Yes they do. All over the place! Only a few weeks ago we were seeking shade under our trees in Southern Gables, wondering if the heat would ever let up. With a few chilly nights, a cold front or two passing through with parcels of Arctic air, and wham! Here we are, facing winter. It’s OK, we’ve seen it before. 


You might be one of the environmentally-aware neighbors who has gone to xeriscaping, and lawns are a relic of the past. If so, good for you!  You’ll probably still have leaves to deal with, so you can skip down to that part. For those with lawn care concerns though, it’s time to make some choices.

It’s a good time to repair those patchy areas. 

if the rabbits got to part of your lawn, or the sprinklers just kept missing it and it got stressed or worn out over the summer, there’s no magic in the winter snows that will fix it. Now is a good time to do some rescue work, before the first hard freeze. Our local business supporter Ace Hardware has seeding products made for just that kind of repair. The bag or box will tell you to keep the soil moist. We still have enough warm days left to give the sprouts a good start with frequent light watering and then they will go dormant along with the established grass, ready to join the older generation next spring.

The grass is ready to rest. You can start saving on water.

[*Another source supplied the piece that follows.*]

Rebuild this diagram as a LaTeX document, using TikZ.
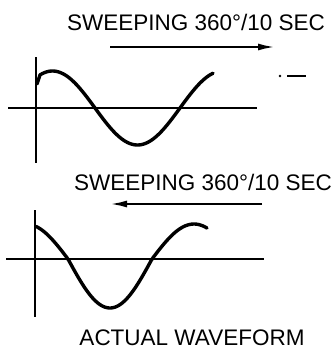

For those of us who still have sprinklers, at least it’s a relief to be able to cut back on the use of water and shut them down for the winter. If you haven’t already blown out your sprinklers by now, it’s about time. There will probably be another few weeks at most before the first good freeze. You can use a hose sprinkler a time or two if if it makes you feel better, or if needed to keep any newly reseeded areas moist. Be sure to disconnect the hose afterward though, to protect against the next freeze. A freeze at the faucet caused by water trapped in the hose can lead to an expensive repair. Once the cold weather sets in for good, you can drop the watering entirely.

Rake your leaves

If you keep the leaves on the lawn thinking they will provide some beneficial insulation, that’s not what will happen. As the sunlight dwindles, leaves that stay on your yard will block the remaining sunlight and encourage mold growth. If you really want to use them for mulch right where they are, in a garden bed or around your trees, chop them up into tiny pieces with your lawn mower. If you will not be using the processed leaves for mulch or compost, it’s not good to throw them out with the trash. If you’re a Southern Gables resident, you can take them into our Southern Gables Leaf Collection Day event on November 5 at Green Gables Elementary. We will have the leaves made into compost so they will benefit the environment and not go to waste in a landfill. By the way, that’s just for us in the Southern Gables neighborhood. Please don’t spread the word to others outside of Southern Gables. Last year, people came from all over. We got overwhelmed and had to bring in extra dumpsters, and still had to start turning people away before the end of the day.

Lower the mower. 

For the last trim of the season as the grass starts to go dormant, adjust your mower to cut at about 2 inches or a little less. Being cut higher in the summer helps shade the roots and blades of grass to retain moisture, but as the snows come on the extra height becomes a liability. In the winter it’s better to keep the grass from being pressed down into a matted mess under the snow, developing snow mold in the shady spots where the snow stays and piles up,

It takes a little work

… to get prepared for winter, but it’s nothing like the generations before us who had to deal with preserving food, chopping wood for heat, and filling the chinks between the logs with rags to keep out the cold. Even here in the suburbs with all our modern conveniences, it takes a little work when the seasons change.